Gas taxes have long been a polarizing concept, and despite lowered gas prices, the controversial nature of the taxes have not diminished.

While some are pushing for complete abolition of federal gas taxes, others, like former Pennsylvania Governor, Ed Rendell (D) tell CNBC, “Say that cost the average driver $130 a year. They would get a return on that investment” in safer roads and increased quality of life, he added.

The Washington Post‘s Chris Mooney points out that federal gas taxes have been “stuck” at 18 cents for over 20 years, last raised when gas was barely a dollar a gallon and that the tax must increase not only to improve the infrastructure, but to “green” our behavior, and help our nation find tax reform compromise.
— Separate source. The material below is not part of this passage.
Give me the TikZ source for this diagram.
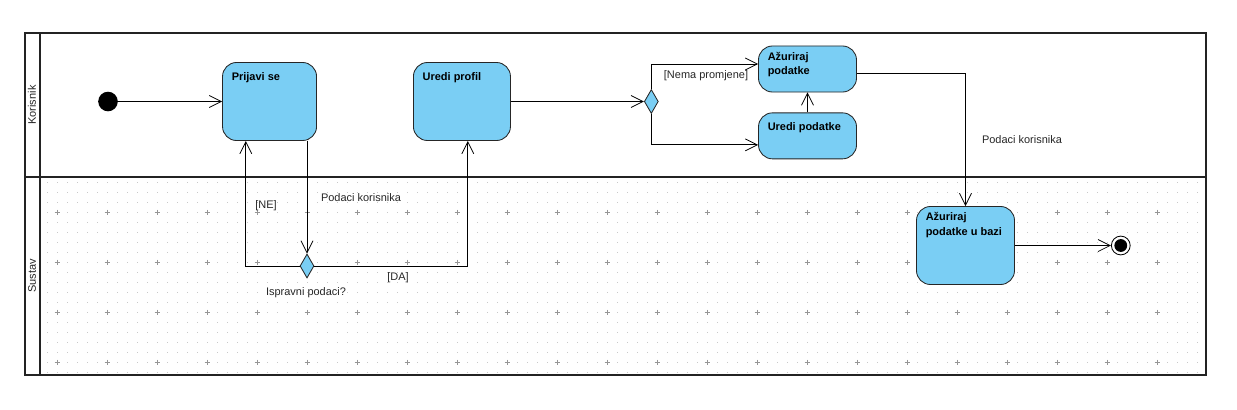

Is a gas tax politically plausible?

Mooney writes, “So, this is not an argument that a gas tax raise is politically plausible — any more than a economically efficient tax on carbon would be. It’s merely a suggestion that — ignoring politics — it might be a pretty good idea.”

Rendell noted, “The World Economic Forum, 10 years ago, rated us the best infrastructure in the world,” adding that we “need to do something for our infrastructure, not in a one or two year period, but over a decade.”

Others would note that this rating has not crumbled in just a few years, that despite many bridges and roads in need of repair, our infrastructure is still superior to even the most civilized nations.

Regardless of the reasons, most believe that Congress won’t touch this issue with a ten-foot pole, especially leading up to another Presidential campaign season starting next year.

“I think it’s too toxic and continues to be too toxic,” Steve LaTourette (the former Republican congressman best known for his close friendship with his fellow Ohioan, Speaker John Boehner) tells The Atlantic. “I see no political will to get this done.”

Whether the time is fortuitous or not, and regardless of the positive side effects, many point to a fear of voters’ retaliation against any politician siding with a gas hike, so this matter going any further than the proposal stage is unlikely.